▶ **Source material**:
+++++

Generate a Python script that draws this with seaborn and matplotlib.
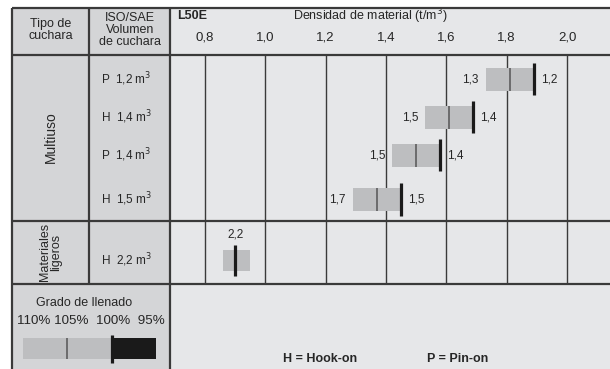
import matplotlib
matplotlib.use("Agg")
import matplotlib.pyplot as plt
import seaborn as sns
import pandas as pd
import numpy as np

# Data
buckets = ["P  1,2 m$^3$", "H  1,4 m$^3$", "P  1,4 m$^3$", "H  1,5 m$^3$", "H  2,2 m$^3$"]
dens_110 = [1.73, 1.53, 1.42, 1.29, 0.86]      # bar start (110 % fill)
dens_105 = [1.81, 1.61, 1.50, 1.37, np.nan]    # thin mark (105 % fill)
dens_100 = [1.89, 1.69, 1.58, 1.45, 0.90]      # thick mark (100 % fill)
bar_end = [1.89, 1.69, 1.58, 1.45, 0.95]
label_lo = ["1,3", "1,5", "1,5", "1,7", ""]
label_hi = ["1,2", "1,4", "1,4", "1,5", ""]
label_top = ["", "", "", "", "2,2"]
density_ticks = [0.8, 1.0, 1.2, 1.4, 1.6, 1.8, 2.0]
fill_pct = [110, 105, 100, 95]

df = pd.DataFrame({"bucket": buckets, "d110": dens_110, "d105": dens_105,
                   "d100": dens_100, "end": bar_end})

# Layout (pixels of the 610x369 picture)
W, H = 610, 369
row_y = [79.5, 117.5, 155.5, 199.5, 260.5]
bar_h = [22.5, 22.5, 22.5, 22.5, 20.7]
mark_h = [32, 32, 32, 32, 30.7]

dark_bg = "#d4d5d7"
light_bg = "#e6e7e9"
bar_col = "#bdbec0"
line_col = "#3a3a3a"

sns.set_style("white")
plt.rcParams["font.family"] = ["Liberation Sans", "DejaVu Sans"]

fig = plt.figure(figsize=(6.1, 3.69), dpi=100)

# table background / frame in pixel coordinates
bg = fig.add_axes([0, 0, 1, 1])
bg.set_xlim(0, W)
bg.set_ylim(H, 0)
bg.axis("off")
bg.add_patch(plt.Rectangle((12, 8), 158, H - 8, color=dark_bg, lw=0))
bg.add_patch(plt.Rectangle((170, 8), W - 170, H - 8, color=light_bg, lw=0))

def hline(y, x0=12, x1=W, lw=1.6):
    bg.plot([x0, x1], [y, y], color=line_col, lw=lw, solid_capstyle="butt", zorder=5)

def vline(x, y0, y1, lw=1.6):
    bg.plot([x, x], [y0, y1], color=line_col, lw=lw, solid_capstyle="butt", zorder=5)

hline(8)
hline(55)
hline(220.7)
hline(284)
vline(12, 8, H)
vline(89, 8, 284)
vline(170, 8, H)

fs = 9
bg.text(50.5, 30, "Tipo de\ncuchara", ha="center", va="center", fontsize=fs, linespacing=1.1)
bg.text(130, 30, "ISO/SAE\nVolumen\nde cuchara", ha="center", va="center", fontsize=fs, linespacing=0.95)
bg.text(177, 16, "L50E", ha="left", va="center", fontsize=fs, fontweight="bold")
bg.text(370, 16, "Densidad de material (t/m$^3$)", ha="center", va="center", fontsize=fs)
bg.text(50.5, 137, "Multiuso", ha="center", va="center", rotation=90, fontsize=10)
bg.text(50.5, 252, "Materiales\nligeros", ha="center", va="center", rotation=90, fontsize=9,
        linespacing=0.9)
for name, y in zip(buckets, row_y):
    bg.text(101, y, name, ha="left", va="center", fontsize=8.5)

bg.text(84, 303, "Grado de llenado", ha="center", va="center", fontsize=fs)
pct_text = f"{fill_pct[0]}% {fill_pct[1]}%  {fill_pct[2]}%  {fill_pct[3]}%"
bg.text(91, 321, pct_text, ha="center", va="center", fontsize=9.6)
bg.text(283, 359, "H = Hook-on", ha="left", va="center", fontsize=fs, fontweight="bold")
bg.text(427, 359, "P = Pin-on", ha="left", va="center", fontsize=fs, fontweight="bold")

# density chart area
ax = fig.add_axes([170 / W, 1 - 284 / H, (W - 170) / W, (284 - 55) / H])
ax.patch.set_alpha(0)
ax.set_xlim(0.684, 2.1425)
ax.set_ylim(284, 55)
ax.set_xticks(density_ticks)
ax.set_xticklabels([f"{t:.1f}".replace(".", ", ").replace(", ", ",") for t in density_ticks],
                   fontsize=9.5)
ax.xaxis.tick_top()
ax.tick_params(axis="x", length=0, pad=8)
ax.set_yticks([])
ax.grid(axis="x", color=line_col, lw=1.0)
ax.set_axisbelow(True)
for s in ax.spines.values():
    s.set_visible(False)

ax.barh(row_y, df["end"] - df["d110"], left=df["d110"], height=bar_h,
        color=bar_col, lw=0, zorder=3)
for i, r in df.iterrows():
    y = row_y[i]
    if not np.isnan(r["d105"]):
        ax.vlines(r["d105"], y - bar_h[i] / 2, y + bar_h[i] / 2, color="#555555", lw=1.1, zorder=4)
    ax.vlines(r["d100"], y - mark_h[i] / 2, y + mark_h[i] / 2, color="#1a1a1a", lw=2.3, zorder=5)
    if label_lo[i]:
        ax.annotate(label_lo[i], (r["d110"], y), xytext=(-5, 0), textcoords="offset points",
                    ha="right", va="center", fontsize=8.5)
    if label_hi[i]:
        ax.annotate(label_hi[i], (r["d100"], y), xytext=(5, 0), textcoords="offset points",
                    ha="left", va="center", fontsize=8.5)
    if label_top[i]:
        ax.annotate(label_top[i], (r["d100"], y - mark_h[i] / 2), xytext=(0, 3),
                    textcoords="offset points", ha="center", va="bottom", fontsize=8.5)

# fill-grade legend bar
lg = fig.add_axes([12 / W, 1 - 366 / H, 158 / W, 36 / H])
lg.patch.set_alpha(0)
lg.set_xlim(111.24, 93.42)
lg.set_ylim(366, 330)
lg.axis("off")
lg.barh([348.3], [fill_pct[2] - fill_pct[0]], left=fill_pct[0], height=20.7, color=bar_col, lw=0)
lg.barh([348.3], [fill_pct[3] - fill_pct[2]], left=fill_pct[2], height=20.7, color="#1a1a1a", lw=0)
lg.vlines(fill_pct[1], 338, 358.7, color="#555555", lw=1.1)
lg.vlines(fill_pct[2], 335, 362.7, color="#1a1a1a", lw=2.3)

fig.savefig("out.png", dpi=100)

+++++

▶ **Exercise description**: Reproduce every line precisely as given, omitting all pictures.

▶ **Output below**:
Generate a Python script that draws this with seaborn and matplotlib.
import matplotlib
matplotlib.use("Agg")
import matplotlib.pyplot as plt
import seaborn as sns
import pandas as pd
import numpy as np

# Data
buckets = ["P  1,2 m$^3$", "H  1,4 m$^3$", "P  1,4 m$^3$", "H  1,5 m$^3$", "H  2,2 m$^3$"]
dens_110 = [1.73, 1.53, 1.42, 1.29, 0.86]      # bar start (110 % fill)
dens_105 = [1.81, 1.61, 1.50, 1.37, np.nan]    # thin mark (105 % fill)
dens_100 = [1.89, 1.69, 1.58, 1.45, 0.90]      # thick mark (100 % fill)
bar_end = [1.89, 1.69, 1.58, 1.45, 0.95]
label_lo = ["1,3", "1,5", "1,5", "1,7", ""]
label_hi = ["1,2", "1,4", "1,4", "1,5", ""]
label_top = ["", "", "", "", "2,2"]
density_ticks = [0.8, 1.0, 1.2, 1.4, 1.6, 1.8, 2.0]
fill_pct = [110, 105, 100, 95]

df = pd.DataFrame({"bucket": buckets, "d110": dens_110, "d105": dens_105,
                   "d100": dens_100, "end": bar_end})

# Layout (pixels of the 610x369 picture)
W, H = 610, 369
row_y = [79.5, 117.5, 155.5, 199.5, 260.5]
bar_h = [22.5, 22.5, 22.5, 22.5, 20.7]
mark_h = [32, 32, 32, 32, 30.7]

dark_bg = "#d4d5d7"
light_bg = "#e6e7e9"
bar_col = "#bdbec0"
line_col = "#3a3a3a"

sns.set_style("white")
plt.rcParams["font.family"] = ["Liberation Sans", "DejaVu Sans"]

fig = plt.figure(figsize=(6.1, 3.69), dpi=100)

# table background / frame in pixel coordinates
bg = fig.add_axes([0, 0, 1, 1])
bg.set_xlim(0, W)
bg.set_ylim(H, 0)
bg.axis("off")
bg.add_patch(plt.Rectangle((12, 8), 158, H - 8, color=dark_bg, lw=0))
bg.add_patch(plt.Rectangle((170, 8), W - 170, H - 8, color=light_bg, lw=0))

def hline(y, x0=12, x1=W, lw=1.6):
    bg.plot([x0, x1], [y, y], color=line_col, lw=lw, solid_capstyle="butt", zorder=5)

def vline(x, y0, y1, lw=1.6):
    bg.plot([x, x], [y0, y1], color=line_col, lw=lw, solid_capstyle="butt", zorder=5)

hline(8)
hline(55)
hline(220.7)
hline(284)
vline(12, 8, H)
vline(89, 8, 284)
vline(170, 8, H)

fs = 9
bg.text(50.5, 30, "Tipo de\ncuchara", ha="center", va="center", fontsize=fs, linespacing=1.1)
bg.text(130, 30, "ISO/SAE\nVolumen\nde cuchara", ha="center", va="center", fontsize=fs, linespacing=0.95)
bg.text(177, 16, "L50E", ha="left", va="center", fontsize=fs, fontweight="bold")
bg.text(370, 16, "Densidad de material (t/m$^3$)", ha="center", va="center", fontsize=fs)
bg.text(50.5, 137, "Multiuso", ha="center", va="center", rotation=90, fontsize=10)
bg.text(50.5, 252, "Materiales\nligeros", ha="center", va="center", rotation=90, fontsize=9,
        linespacing=0.9)
for name, y in zip(buckets, row_y):
    bg.text(101, y, name, ha="left", va="center", fontsize=8.5)

bg.text(84, 303, "Grado de llenado", ha="center", va="center", fontsize=fs)
pct_text = f"{fill_pct[0]}% {fill_pct[1]}%  {fill_pct[2]}%  {fill_pct[3]}%"
bg.text(91, 321, pct_text, ha="center", va="center", fontsize=9.6)
bg.text(283, 359, "H = Hook-on", ha="left", va="center", fontsize=fs, fontweight="bold")
bg.text(427, 359, "P = Pin-on", ha="left", va="center", fontsize=fs, fontweight="bold")

# density chart area
ax = fig.add_axes([170 / W, 1 - 284 / H, (W - 170) / W, (284 - 55) / H])
ax.patch.set_alpha(0)
ax.set_xlim(0.684, 2.1425)
ax.set_ylim(284, 55)
ax.set_xticks(density_ticks)
ax.set_xticklabels([f"{t:.1f}".replace(".", ", ").replace(", ", ",") for t in density_ticks],
                   fontsize=9.5)
ax.xaxis.tick_top()
ax.tick_params(axis="x", length=0, pad=8)
ax.set_yticks([])
ax.grid(axis="x", color=line_col, lw=1.0)
ax.set_axisbelow(True)
for s in ax.spines.values():
    s.set_visible(False)

ax.barh(row_y, df["end"] - df["d110"], left=df["d110"], height=bar_h,
        color=bar_col, lw=0, zorder=3)
for i, r in df.iterrows():
    y = row_y[i]
    if not np.isnan(r["d105"]):
        ax.vlines(r["d105"], y - bar_h[i] / 2, y + bar_h[i] / 2, color="#555555", lw=1.1, zorder=4)
    ax.vlines(r["d100"], y - mark_h[i] / 2, y + mark_h[i] / 2, color="#1a1a1a", lw=2.3, zorder=5)
    if label_lo[i]:
        ax.annotate(label_lo[i], (r["d110"], y), xytext=(-5, 0), textcoords="offset points",
                    ha="right", va="center", fontsize=8.5)
    if label_hi[i]:
        ax.annotate(label_hi[i], (r["d100"], y), xytext=(5, 0), textcoords="offset points",
                    ha="left", va="center", fontsize=8.5)
    if label_top[i]:
        ax.annotate(label_top[i], (r["d100"], y - mark_h[i] / 2), xytext=(0, 3),
                    textcoords="offset points", ha="center", va="bottom", fontsize=8.5)

# fill-grade legend bar
lg = fig.add_axes([12 / W, 1 - 366 / H, 158 / W, 36 / H])
lg.patch.set_alpha(0)
lg.set_xlim(111.24, 93.42)
lg.set_ylim(366, 330)
lg.axis("off")
lg.barh([348.3], [fill_pct[2] - fill_pct[0]], left=fill_pct[0], height=20.7, color=bar_col, lw=0)
lg.barh([348.3], [fill_pct[3] - fill_pct[2]], left=fill_pct[2], height=20.7, color="#1a1a1a", lw=0)
lg.vlines(fill_pct[1], 338, 358.7, color="#555555", lw=1.1)
lg.vlines(fill_pct[2], 335, 362.7, color="#1a1a1a", lw=2.3)

fig.savefig("out.png", dpi=100)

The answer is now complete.